In order to get started with a plan to resolve your debt, you will need to take a look at your overall debt picture and come up with a practical spending plan. This usually starts with tracking your monthly expenses and deciding how to distribute payments. Tailor your spending plan to your needs and adjust it as your needs change. If you haven’t done so already, create a spending plan and/or budget.
Although coming up with a spending plan is important, it does not tell you which debts to pay-off first, especially if you can’t afford to pay all of your bills. You’ll first need to sort out which debts are your highest priorities. Keep in mind that everyone’s situation is unique and priorities may differ.
Cover your family necessities first.
Never let a creditor pressure you into making a payment, especially if you can’t even cover household essentials. This is particularly important if you can only afford some of your payments and need to prioritize your debts more carefully.

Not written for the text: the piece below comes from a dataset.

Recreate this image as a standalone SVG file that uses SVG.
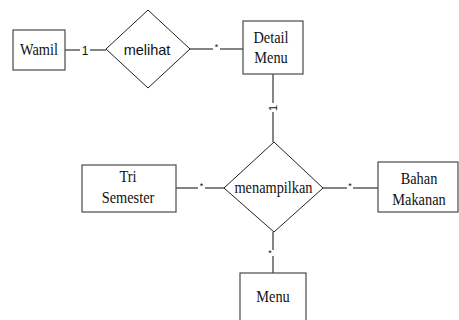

There are many ways you can approach the topic, but a good way to decide how to pay your accounts is to divide them by secured debt and unsecured debt.
- Secured Debt – This type of debt is tied to an asset that is considered collateral. Two of the most common examples are car loans and mortgages. In these cases, your creditors can take possession of your physical property if you fail to make your payments. If the lender takes your asset because you’ve been delinquent on your bills, the asset will be sold. However, if the selling price for the asset doesn’t cover the debt, in some states the lender may still pursue you for the difference.
- Unsecured Debt – This is the opposite of secured debt. Any debt that does not have a specific piece of property tied to it is considered unsecured debt. While you may have a number of items that you purchased with credit cards, they are not considered secured debt. In most cases, a credit card company cannot repossess the items you bought with credit cards. They would have to take you to court and obtain a civil judgment.
No matter what kind of debt you have, never carry more debt than you can reasonably pay off. However, if you’re strapped for cash and faced with the difficult decision of paying only some bills, the secured debts are typically the better choice. These payments are often harder to catch up with and could cost you essential assets, like your house or car, if you fall behind on payments.
In other instances, you might give more priority to unsecured debts if you’re making extra payments to pay off some high cost debts. Sometimes, unsecured debts have higher interest rates that make it expensive to spend a long time paying them off. Even when you’re repaying your debts, it’s important to attempt to keep up with the minimum payments on ALL of your accounts.